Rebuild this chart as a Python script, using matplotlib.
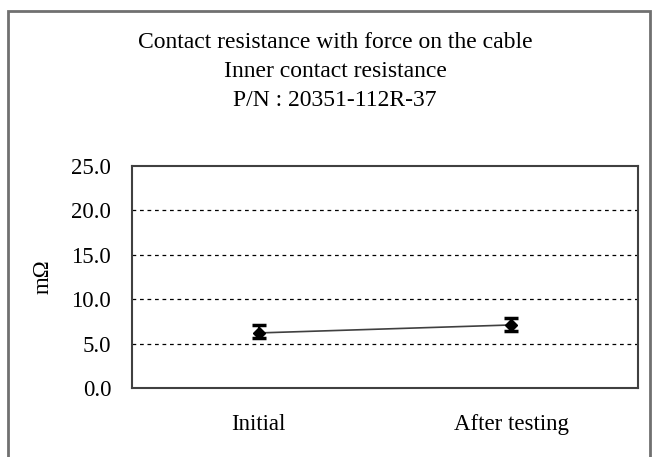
import matplotlib
matplotlib.use("Agg")
import matplotlib.pyplot as plt
from matplotlib.patches import Rectangle

categories = ["Initial", "After testing"]
means = [6.2, 7.1]
upper = [7.1, 7.9]
lower = [5.6, 6.4]
yticks = [0.0, 5.0, 10.0, 15.0, 20.0, 25.0]
title_lines = ["Contact resistance with force on the cable",
               "Inner contact resistance",
               "P/N : 20351-112R-37"]

plt.rcParams['font.family'] = ['Liberation Serif', 'DejaVu Serif']

W, H = 652, 457
fig = plt.figure(figsize=(W / 100, H / 100), dpi=100)

# outer chart frame
fig.patches.append(Rectangle((8 / W, -0.05), (650 - 8) / W, (H - 11) / H + 0.05,
                             transform=fig.transFigure, fill=False,
                             edgecolor="#707070", linewidth=2.0))

ax = fig.add_axes([132 / W, (H - 388) / H, (638 - 132) / W, (388 - 166) / H])
x = list(range(len(categories)))
yerr = [[m - l for m, l in zip(means, lower)], [u - m for u, m in zip(upper, means)]]
ax.plot(x, means, color="#404040", linewidth=1.2, zorder=3)
ax.errorbar(x, means, yerr=yerr, fmt="D", color="black", markersize=6.5,
            ecolor="black", elinewidth=1.5, capsize=5, capthick=2.5, zorder=4)

ax.set_xlim(-0.5, len(categories) - 0.5)
ax.set_ylim(0, 25)
ax.set_yticks(yticks)
ax.set_yticklabels([f"{v:.1f}" for v in yticks], fontsize=16.5)
ax.set_xticks(x)
ax.set_xticklabels(categories, fontsize=16.5)
ax.tick_params(axis="x", length=0, pad=19)
ax.tick_params(axis="y", length=0, pad=15)
for v in yticks[1:-1]:
    ax.axhline(v, color="black", linestyle=(0, (3, 3)), linewidth=0.9, zorder=1)
for s in ax.spines.values():
    s.set_color("#404040")
    s.set_linewidth(1.5)
ax.set_ylabel("mΩ", fontsize=16.5, labelpad=13)

for i, t in enumerate(title_lines):
    fig.text(335 / W, 1 - (42 + i * 29.5) / H, t, ha="center", va="center", fontsize=17)

fig.savefig("out.png", dpi=100)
──────────
• **Exercise description**
Copy out each line exactly, without the pictures.

• **In response**
Rebuild this chart as a Python script, using matplotlib.
import matplotlib
matplotlib.use("Agg")
import matplotlib.pyplot as plt
from matplotlib.patches import Rectangle

categories = ["Initial", "After testing"]
means = [6.2, 7.1]
upper = [7.1, 7.9]
lower = [5.6, 6.4]
yticks = [0.0, 5.0, 10.0, 15.0, 20.0, 25.0]
title_lines = ["Contact resistance with force on the cable",
               "Inner contact resistance",
               "P/N : 20351-112R-37"]

plt.rcParams['font.family'] = ['Liberation Serif', 'DejaVu Serif']

W, H = 652, 457
fig = plt.figure(figsize=(W / 100, H / 100), dpi=100)

# outer chart frame
fig.patches.append(Rectangle((8 / W, -0.05), (650 - 8) / W, (H - 11) / H + 0.05,
                             transform=fig.transFigure, fill=False,
                             edgecolor="#707070", linewidth=2.0))

ax = fig.add_axes([132 / W, (H - 388) / H, (638 - 132) / W, (388 - 166) / H])
x = list(range(len(categories)))
yerr = [[m - l for m, l in zip(means, lower)], [u - m for u, m in zip(upper, means)]]
ax.plot(x, means, color="#404040", linewidth=1.2, zorder=3)
ax.errorbar(x, means, yerr=yerr, fmt="D", color="black", markersize=6.5,
            ecolor="black", elinewidth=1.5, capsize=5, capthick=2.5, zorder=4)

ax.set_xlim(-0.5, len(categories) - 0.5)
ax.set_ylim(0, 25)
ax.set_yticks(yticks)
ax.set_yticklabels([f"{v:.1f}" for v in yticks], fontsize=16.5)
ax.set_xticks(x)
ax.set_xticklabels(categories, fontsize=16.5)
ax.tick_params(axis="x", length=0, pad=19)
ax.tick_params(axis="y", length=0, pad=15)
for v in yticks[1:-1]:
    ax.axhline(v, color="black", linestyle=(0, (3, 3)), linewidth=0.9, zorder=1)
for s in ax.spines.values():
    s.set_color("#404040")
    s.set_linewidth(1.5)
ax.set_ylabel("mΩ", fontsize=16.5, labelpad=13)

for i, t in enumerate(title_lines):
    fig.text(335 / W, 1 - (42 + i * 29.5) / H, t, ha="center", va="center", fontsize=17)

fig.savefig("out.png", dpi=100)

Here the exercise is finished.